Pensé también en fusilar párrafos enteros de Julio Cortázar o giros de Juan Rulfo o descripciones de Josefina Carabias por aquello que dijo una vez Albert Camus, que se podía elevar a un país elevando su lenguaje, aunque la verdad era mucho más modesta y egoísta. Más que elevar nada -hemos insinuado ya que el sexo está sobrevalorado-, lo que yo quería era que me cayesen frases como les caían a ellos, frases memorables del estilo de Mariano Rajoy, escritor sin libros -sus memorias no cuentan- que, verso a verso, fue llegando sin darse apenas cuenta hasta el palacio de la Moncloa, donde liberó su ingenio: “Hacemos lo que podemos significa que no hacíamos nada”, llegó a soltarle al juez sin perder ni un tanto la sonrisa. Hazañas semejantes habrían de pasarle a un periodista: que le recordasen por sus noticias y, más todavía, por sus frases extraordinarias. De eso decían que iba este oficio: de enfocar y titular, y de hacerlo con acierto.

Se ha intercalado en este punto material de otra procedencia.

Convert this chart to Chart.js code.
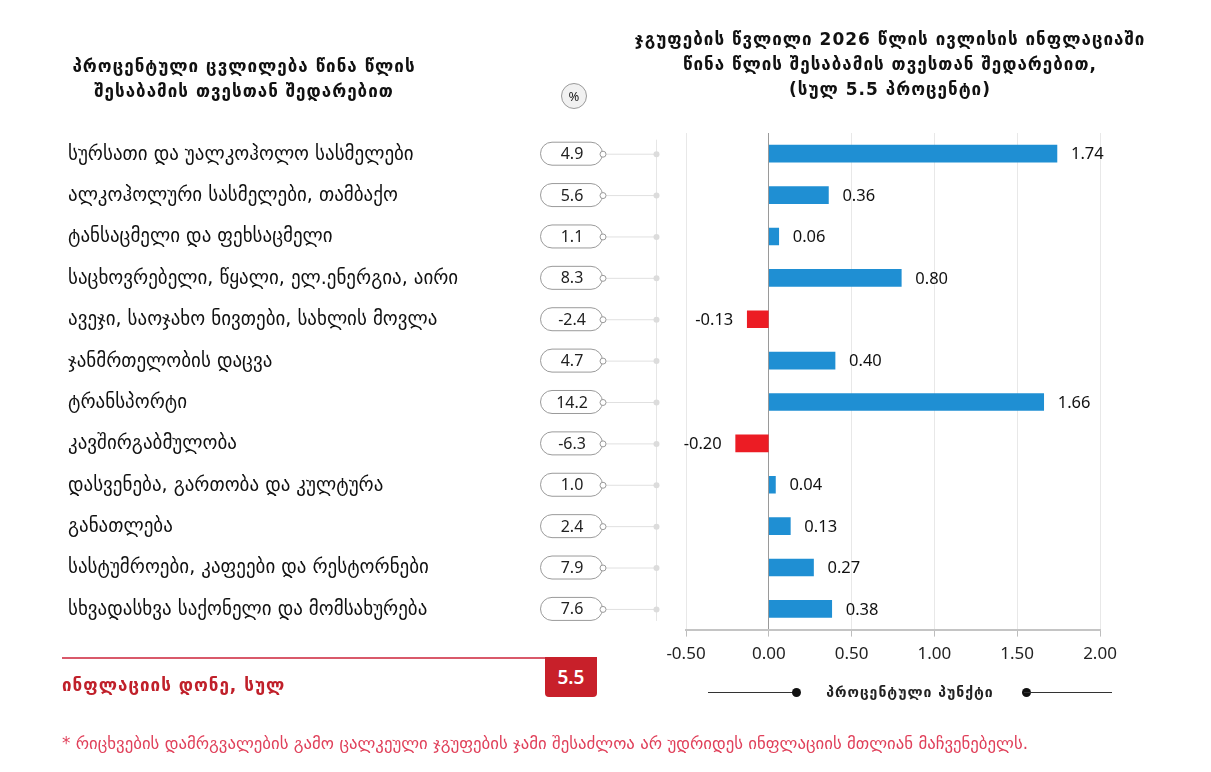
<!DOCTYPE html>
<html>
<head>
<meta charset="utf-8">
<script src="https://cdn.jsdelivr.net/npm/chart.js@4/dist/chart.umd.min.js"></script>
<style>
	html, body { margin: 0; padding: 0; background: #fff; }
	body { width: 1211px; height: 772px; position: relative; overflow: hidden; font-family: "Noto Sans", "DejaVu Sans", sans-serif; }
	#wrap { position: absolute; left: 0; top: 0; width: 1211px; height: 772px; }
	.title { position: absolute; font-family: "DejaVu Sans", sans-serif; font-weight: bold; font-size: 17px; letter-spacing: 1px; color: #111; text-align: center; line-height: 25px; }
	#titleLeft { left: 44px; top: 54px; width: 400px; }
	#titleRight { left: 620px; top: 27px; width: 540px; }
	#totalLabel { position: absolute; left: 62px; top: 675px; font-family: "DejaVu Sans", sans-serif; font-weight: bold; font-size: 17px; letter-spacing: 1px; color: #c0202a; }
	#totalLine { position: absolute; left: 62px; top: 657px; width: 484px; height: 2px; background: #d9596a; }
	#totalBox { position: absolute; left: 545px; top: 657px; width: 52px; height: 40px; background: #c8202a; color: #fff; font-size: 19px; font-weight: 600; text-align: center; line-height: 40px; border-radius: 0 0 4px 4px; }
	#unitLegend { position: absolute; left: 708px; top: 682px; width: 404px; height: 20px; }
	#unitLegend .ln { position: absolute; top: 10px; height: 1px; background: #333; width: 88px; }
	#unitLegend .dot { position: absolute; top: 6px; width: 9px; height: 9px; border-radius: 50%; background: #111; }
	#unitLegend .txt { position: absolute; left: 0; width: 404px; top: 0; text-align: center; font-family: "DejaVu Sans", sans-serif; font-size: 14px; letter-spacing: 1px; font-weight: bold; color: #222; line-height: 20px; }
	#note { position: absolute; left: 62px; top: 733px; font-family: "DejaVu Sans", sans-serif; font-size: 16.8px; color: #e0405a; }
	#pct { position: absolute; left: 561px; top: 83px; width: 26px; height: 26px; border-radius: 50%; background: #f1f1f1; border: 1px solid #999; box-sizing: border-box; text-align: center; line-height: 24px; font-size: 13px; color: #222; }
</style>
</head>
<body>
<div id="wrap"><canvas id="contribChart" width="1211" height="772"></canvas></div>
<div class="title" id="titleLeft">პროცენტული ცვლილება წინა წლის<br>შესაბამის თვესთან შედარებით</div>
<div class="title" id="titleRight">ჯგუფების წვლილი 2026 წლის ივლისის ინფლაციაში<br>წინა წლის შესაბამის თვესთან შედარებით,<br>(სულ 5.5 პროცენტი)</div>
<div id="pct">%</div>
<div id="totalLine"></div>
<div id="totalBox">5.5</div>
<div id="totalLabel">ინფლაციის დონე, სულ</div>
<div id="unitLegend">
	<div class="ln" style="left:0"></div><div class="dot" style="left:84px"></div>
	<div class="txt">პროცენტული პუნქტი</div>
	<div class="dot" style="left:314px"></div><div class="ln" style="left:316px"></div>
</div>
<div id="note">* რიცხვების დამრგვალების გამო ცალკეული ჯგუფების ჯამი შესაძლოა არ უდრიდეს ინფლაციის მთლიან მაჩვენებელს.</div>

<script>
var categories = [
	"სურსათი და უალკოჰოლო სასმელები",
	"ალკოჰოლური სასმელები, თამბაქო",
	"ტანსაცმელი და ფეხსაცმელი",
	"საცხოვრებელი, წყალი, ელ.ენერგია, აირი",
	"ავეჯი, საოჯახო ნივთები, სახლის მოვლა",
	"ჯანმრთელობის დაცვა",
	"ტრანსპორტი",
	"კავშირგაბმულობა",
	"დასვენება, გართობა და კულტურა",
	"განათლება",
	"სასტუმროები, კაფეები და რესტორნები",
	"სხვადასხვა საქონელი და მომსახურება"
];
var yearChange = [4.9, 5.6, 1.1, 8.3, -2.4, 4.7, 14.2, -6.3, 1.0, 2.4, 7.9, 7.6];
var contribution = [1.74, 0.36, 0.06, 0.80, -0.13, 0.40, 1.66, -0.20, 0.04, 0.13, 0.27, 0.38];
var xTicks = [-0.5, 0, 0.5, 1.0, 1.5, 2.0];

var barColors = [];
for (var i = 0; i < contribution.length; i++) {
	barColors.push(contribution[i] < 0 ? "#ec1c24" : "#1f8fd3");
}

// category names, the % pills and the value labels next to the bars
var sidePlugin = {
	id: "sideLabels",
	afterDatasetsDraw: function(chart) {
		var ctx = chart.ctx;
		var yScale = chart.scales.y;
		var meta = chart.getDatasetMeta(0);
		ctx.save();

		// light vertical rail for the pills
		var firstY = yScale.getPixelForValue(0);
		var lastY = yScale.getPixelForValue(categories.length - 1);
		ctx.strokeStyle = "#e6e6e6";
		ctx.lineWidth = 1;
		ctx.beginPath();
		ctx.moveTo(656.5, firstY - 14);
		ctx.lineTo(656.5, lastY + 12);
		ctx.stroke();

		for (var i = 0; i < categories.length; i++) {
			var y = yScale.getPixelForValue(i);

			ctx.fillStyle = "#111";
			ctx.font = "19px 'DejaVu Sans', sans-serif";
			ctx.textAlign = "left";
			ctx.textBaseline = "middle";
			ctx.fillText(categories[i], 68, y + 1);

			// connector
			ctx.strokeStyle = "#e0e0e0";
			ctx.beginPath();
			ctx.moveTo(606, y + 0.5);
			ctx.lineTo(656, y + 0.5);
			ctx.stroke();
			ctx.fillStyle = "#dcdcdc";
			ctx.beginPath();
			ctx.arc(656.5, y + 0.5, 3, 0, Math.PI * 2);
			ctx.fill();

			// pill
			ctx.fillStyle = "#fff";
			ctx.strokeStyle = "#9a9a9a";
			ctx.beginPath();
			ctx.roundRect(540.5, y - 11.5, 62, 23, 11.5);
			ctx.fill();
			ctx.stroke();
			ctx.beginPath();
			ctx.arc(603, y + 0.5, 3, 0, Math.PI * 2);
			ctx.fill();
			ctx.stroke();
			ctx.fillStyle = "#222";
			ctx.font = "16px 'Noto Sans', sans-serif";
			ctx.textAlign = "center";
			ctx.fillText(yearChange[i].toFixed(1), 572, y + 1);

			// value label at the bar end
			var bar = meta.data[i];
			var v = contribution[i];
			ctx.fillStyle = "#111";
			ctx.font = "16.5px 'Noto Sans', sans-serif";
			if (v < 0) {
				ctx.textAlign = "right";
				ctx.fillText(v.toFixed(2), bar.x - 14, y + 1);
			} else {
				ctx.textAlign = "left";
				ctx.fillText(v.toFixed(2), bar.x + 14, y + 1);
			}
		}
		ctx.restore();
	}
};

var contribChart = new Chart(
	document.getElementById("contribChart"),
	{
		type: "bar",
		data: {
			labels: categories,
			datasets: [
				{
					data: contribution,
					backgroundColor: barColors,
					barThickness: 17
				}
			]
		},
		options: {
			indexAxis: "y",
			responsive: false,
			animation: false,
			layout: { padding: { left: 686, right: 111, top: 133, bottom: 101 } },
			plugins: {
				legend: { display: false },
				tooltip: { enabled: false }
			},
			scales: {
				x: {
					min: -0.5,
					max: 2.0,
					afterBuildTicks: function(scale) {
						scale.ticks = xTicks.map(function(v) { return { value: v }; });
					},
					grid: {
						color: function(c) { return c.tick && c.tick.value === 0 ? "#9a9a9a" : "#e8e8e8"; },
						tickColor: "#bdbdbd",
						tickLength: 7
					},
					border: { color: "#c4c4c4", width: 2 },
					ticks: {
						color: "#222",
						padding: 7,
						font: { family: "'Noto Sans', sans-serif", size: 17 },
						callback: function(v) { return Number(v).toFixed(2); }
					}
				},
				y: {
					display: false
				}
			}
		},
		plugins: [sidePlugin]
	}
);
</script>
</body>
</html>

Hubiera querido yo tener el talento de Eduardo Galeano para escribir cuentos y que, al llegar al final, la historia diese un vuelco inesperado. O la capacidad de Vladimir Nabokov para arrastrar los órganos de sus millones de lectores y hacer que sus lenguas dieran un viaje de tres pasos hasta apoyarse en el borde de los dientes, mientras decían en susurros "Lo-li-ta". Hubiese hipotecado una propiedad -si la tuviera- por pasearme por el Congreso con la mirada con la que Virginia Woolf se paseó por la cámara de Westminster para fijarse en las estatuas de los grandes hombres de Estado, “negras, pulidas y relucientes como morsas recién salidas del agua”. Quizá fueran las redes o los 'links' o las prisas que ahora se tienen para cualquier intrascendencia, pero en algún momento sucedió que empezaron a despojar de sus atributos a la crónica parlamentaria para dejarla desprovista de comparaciones, de metáforas y, finalmente, de ironías. A este paso, le quitarán el rastro de la lírica y solo nos quedará la prosa desnuda de los eslóganes, sin que podamos socorrernos en ninguna esquina. 

Yo quería, en fin, haber hecho tantas cosas porque me proponía ser periodista. Sin embargo, por la razón que fuera, a ninguno de esos autores me hicieron leer en la facultad de Periodismo. Les puedo hacer, si refresco los apuntes, un plan de marketing o de comunicación. Y les puedo poner unos cuantos tuits. Mientras, busco más historias en los libros, que nunca es tarde. Menos ahora, al fresco de las noches de verano, cuando sueño las frases más ocurrentes y las pienso mías. Lo dijo García Márquez, al cabo: “Hay que empezar con la voluntad de que aquello que escribimos es lo mejor que se ha escrito nunca. Porque luego siempre queda algo de esa voluntad”. Sueñen en grande, que ya si acaso la vida lo estropea. Feliz verano.